Write out every line of the material as it stands, apart from the pictures.

▶

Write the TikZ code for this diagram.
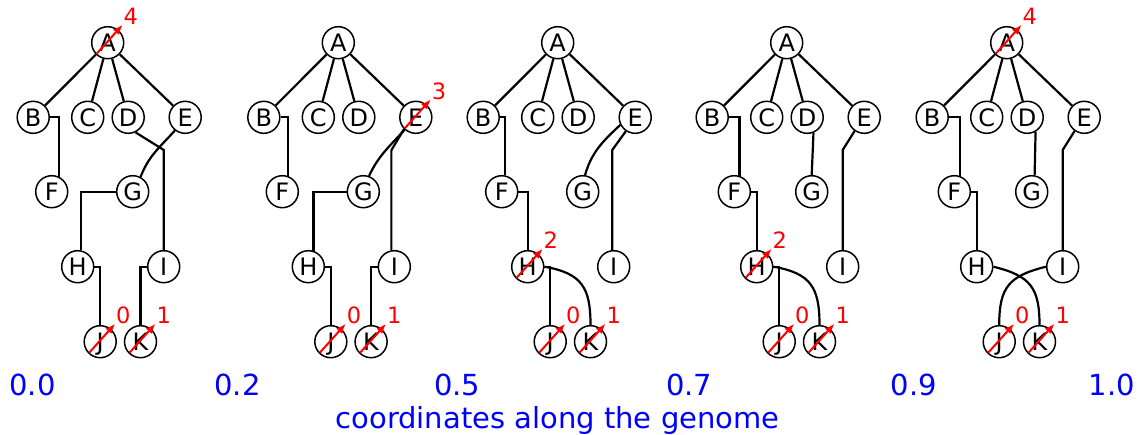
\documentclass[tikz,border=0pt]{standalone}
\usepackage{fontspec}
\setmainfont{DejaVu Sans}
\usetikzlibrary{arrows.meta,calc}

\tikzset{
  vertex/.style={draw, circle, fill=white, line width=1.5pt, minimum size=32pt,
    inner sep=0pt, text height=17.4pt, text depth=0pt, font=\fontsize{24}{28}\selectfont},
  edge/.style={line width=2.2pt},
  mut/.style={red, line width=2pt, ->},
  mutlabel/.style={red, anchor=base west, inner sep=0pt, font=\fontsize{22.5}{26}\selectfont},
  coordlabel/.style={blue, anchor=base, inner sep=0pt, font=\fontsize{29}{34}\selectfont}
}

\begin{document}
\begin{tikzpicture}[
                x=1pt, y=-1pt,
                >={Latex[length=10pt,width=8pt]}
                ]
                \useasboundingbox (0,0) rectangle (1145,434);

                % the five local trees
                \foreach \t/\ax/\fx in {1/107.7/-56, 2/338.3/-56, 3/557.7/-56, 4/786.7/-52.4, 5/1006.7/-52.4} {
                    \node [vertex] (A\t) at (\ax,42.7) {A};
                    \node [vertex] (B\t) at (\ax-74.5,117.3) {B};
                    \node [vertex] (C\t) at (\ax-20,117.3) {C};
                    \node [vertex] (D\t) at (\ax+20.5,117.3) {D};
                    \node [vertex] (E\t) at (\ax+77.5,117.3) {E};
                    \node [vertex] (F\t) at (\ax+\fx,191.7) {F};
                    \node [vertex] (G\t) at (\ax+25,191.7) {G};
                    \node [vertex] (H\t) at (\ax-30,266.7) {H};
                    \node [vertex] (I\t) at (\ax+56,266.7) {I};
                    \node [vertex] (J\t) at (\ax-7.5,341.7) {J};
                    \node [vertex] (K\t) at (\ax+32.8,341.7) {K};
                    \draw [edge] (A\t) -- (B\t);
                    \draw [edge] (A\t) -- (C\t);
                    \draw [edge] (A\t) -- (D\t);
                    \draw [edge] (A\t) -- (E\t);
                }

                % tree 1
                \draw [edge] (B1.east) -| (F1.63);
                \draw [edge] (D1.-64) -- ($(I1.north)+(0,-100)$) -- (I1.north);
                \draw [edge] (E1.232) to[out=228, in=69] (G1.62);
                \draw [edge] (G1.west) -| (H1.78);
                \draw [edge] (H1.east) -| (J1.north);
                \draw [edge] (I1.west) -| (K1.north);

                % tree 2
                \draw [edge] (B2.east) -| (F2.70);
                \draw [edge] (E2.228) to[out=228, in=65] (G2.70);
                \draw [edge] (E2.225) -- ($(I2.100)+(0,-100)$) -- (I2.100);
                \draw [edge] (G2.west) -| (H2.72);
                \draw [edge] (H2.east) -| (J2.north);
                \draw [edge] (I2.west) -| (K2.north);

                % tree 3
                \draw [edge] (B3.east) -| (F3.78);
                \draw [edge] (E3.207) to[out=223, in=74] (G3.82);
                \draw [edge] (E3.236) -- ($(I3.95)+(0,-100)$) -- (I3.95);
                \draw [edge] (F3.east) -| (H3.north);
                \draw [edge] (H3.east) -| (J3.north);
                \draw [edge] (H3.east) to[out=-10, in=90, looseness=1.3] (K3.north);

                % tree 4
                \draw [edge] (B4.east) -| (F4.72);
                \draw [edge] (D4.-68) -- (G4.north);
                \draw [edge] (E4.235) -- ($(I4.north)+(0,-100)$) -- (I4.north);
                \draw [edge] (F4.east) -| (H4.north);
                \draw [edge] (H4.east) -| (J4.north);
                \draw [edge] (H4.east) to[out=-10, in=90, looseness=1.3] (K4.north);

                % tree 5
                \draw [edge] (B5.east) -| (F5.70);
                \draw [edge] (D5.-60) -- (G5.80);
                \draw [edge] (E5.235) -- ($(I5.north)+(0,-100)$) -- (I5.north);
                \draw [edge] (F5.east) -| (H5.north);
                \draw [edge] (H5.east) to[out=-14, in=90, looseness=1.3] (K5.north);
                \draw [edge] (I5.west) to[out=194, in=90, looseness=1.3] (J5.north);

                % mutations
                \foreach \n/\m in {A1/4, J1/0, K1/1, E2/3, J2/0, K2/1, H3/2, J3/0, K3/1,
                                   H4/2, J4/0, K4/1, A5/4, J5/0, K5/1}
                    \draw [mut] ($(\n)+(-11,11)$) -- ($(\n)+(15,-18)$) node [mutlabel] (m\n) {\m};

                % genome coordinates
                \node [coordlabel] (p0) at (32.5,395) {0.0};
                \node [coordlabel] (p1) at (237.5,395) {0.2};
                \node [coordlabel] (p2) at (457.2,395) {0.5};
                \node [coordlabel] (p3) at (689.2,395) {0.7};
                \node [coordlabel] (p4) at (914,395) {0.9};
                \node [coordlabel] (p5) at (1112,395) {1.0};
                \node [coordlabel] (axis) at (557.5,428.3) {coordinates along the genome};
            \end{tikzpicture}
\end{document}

◀

→ Solved exercise:
Write the TikZ code for this diagram.
\documentclass[tikz,border=0pt]{standalone}
\usepackage{fontspec}
\setmainfont{DejaVu Sans}
\usetikzlibrary{arrows.meta,calc}

\tikzset{
  vertex/.style={draw, circle, fill=white, line width=1.5pt, minimum size=32pt,
    inner sep=0pt, text height=17.4pt, text depth=0pt, font=\fontsize{24}{28}\selectfont},
  edge/.style={line width=2.2pt},
  mut/.style={red, line width=2pt, ->},
  mutlabel/.style={red, anchor=base west, inner sep=0pt, font=\fontsize{22.5}{26}\selectfont},
  coordlabel/.style={blue, anchor=base, inner sep=0pt, font=\fontsize{29}{34}\selectfont}
}

\begin{document}
\begin{tikzpicture}[
                x=1pt, y=-1pt,
                >={Latex[length=10pt,width=8pt]}
                ]
                \useasboundingbox (0,0) rectangle (1145,434);

                % the five local trees
                \foreach \t/\ax/\fx in {1/107.7/-56, 2/338.3/-56, 3/557.7/-56, 4/786.7/-52.4, 5/1006.7/-52.4} {
                    \node [vertex] (A\t) at (\ax,42.7) {A};
                    \node [vertex] (B\t) at (\ax-74.5,117.3) {B};
                    \node [vertex] (C\t) at (\ax-20,117.3) {C};
                    \node [vertex] (D\t) at (\ax+20.5,117.3) {D};
                    \node [vertex] (E\t) at (\ax+77.5,117.3) {E};
                    \node [vertex] (F\t) at (\ax+\fx,191.7) {F};
                    \node [vertex] (G\t) at (\ax+25,191.7) {G};
                    \node [vertex] (H\t) at (\ax-30,266.7) {H};
                    \node [vertex] (I\t) at (\ax+56,266.7) {I};
                    \node [vertex] (J\t) at (\ax-7.5,341.7) {J};
                    \node [vertex] (K\t) at (\ax+32.8,341.7) {K};
                    \draw [edge] (A\t) -- (B\t);
                    \draw [edge] (A\t) -- (C\t);
                    \draw [edge] (A\t) -- (D\t);
                    \draw [edge] (A\t) -- (E\t);
                }

                % tree 1
                \draw [edge] (B1.east) -| (F1.63);
                \draw [edge] (D1.-64) -- ($(I1.north)+(0,-100)$) -- (I1.north);
                \draw [edge] (E1.232) to[out=228, in=69] (G1.62);
                \draw [edge] (G1.west) -| (H1.78);
                \draw [edge] (H1.east) -| (J1.north);
                \draw [edge] (I1.west) -| (K1.north);

                % tree 2
                \draw [edge] (B2.east) -| (F2.70);
                \draw [edge] (E2.228) to[out=228, in=65] (G2.70);
                \draw [edge] (E2.225) -- ($(I2.100)+(0,-100)$) -- (I2.100);
                \draw [edge] (G2.west) -| (H2.72);
                \draw [edge] (H2.east) -| (J2.north);
                \draw [edge] (I2.west) -| (K2.north);

                % tree 3
                \draw [edge] (B3.east) -| (F3.78);
                \draw [edge] (E3.207) to[out=223, in=74] (G3.82);
                \draw [edge] (E3.236) -- ($(I3.95)+(0,-100)$) -- (I3.95);
                \draw [edge] (F3.east) -| (H3.north);
                \draw [edge] (H3.east) -| (J3.north);
                \draw [edge] (H3.east) to[out=-10, in=90, looseness=1.3] (K3.north);

                % tree 4
                \draw [edge] (B4.east) -| (F4.72);
                \draw [edge] (D4.-68) -- (G4.north);
                \draw [edge] (E4.235) -- ($(I4.north)+(0,-100)$) -- (I4.north);
                \draw [edge] (F4.east) -| (H4.north);
                \draw [edge] (H4.east) -| (J4.north);
                \draw [edge] (H4.east) to[out=-10, in=90, looseness=1.3] (K4.north);

                % tree 5
                \draw [edge] (B5.east) -| (F5.70);
                \draw [edge] (D5.-60) -- (G5.80);
                \draw [edge] (E5.235) -- ($(I5.north)+(0,-100)$) -- (I5.north);
                \draw [edge] (F5.east) -| (H5.north);
                \draw [edge] (H5.east) to[out=-14, in=90, looseness=1.3] (K5.north);
                \draw [edge] (I5.west) to[out=194, in=90, looseness=1.3] (J5.north);

                % mutations
                \foreach \n/\m in {A1/4, J1/0, K1/1, E2/3, J2/0, K2/1, H3/2, J3/0, K3/1,
                                   H4/2, J4/0, K4/1, A5/4, J5/0, K5/1}
                    \draw [mut] ($(\n)+(-11,11)$) -- ($(\n)+(15,-18)$) node [mutlabel] (m\n) {\m};

                % genome coordinates
                \node [coordlabel] (p0) at (32.5,395) {0.0};
                \node [coordlabel] (p1) at (237.5,395) {0.2};
                \node [coordlabel] (p2) at (457.2,395) {0.5};
                \node [coordlabel] (p3) at (689.2,395) {0.7};
                \node [coordlabel] (p4) at (914,395) {0.9};
                \node [coordlabel] (p5) at (1112,395) {1.0};
                \node [coordlabel] (axis) at (557.5,428.3) {coordinates along the genome};
            \end{tikzpicture}
\end{document}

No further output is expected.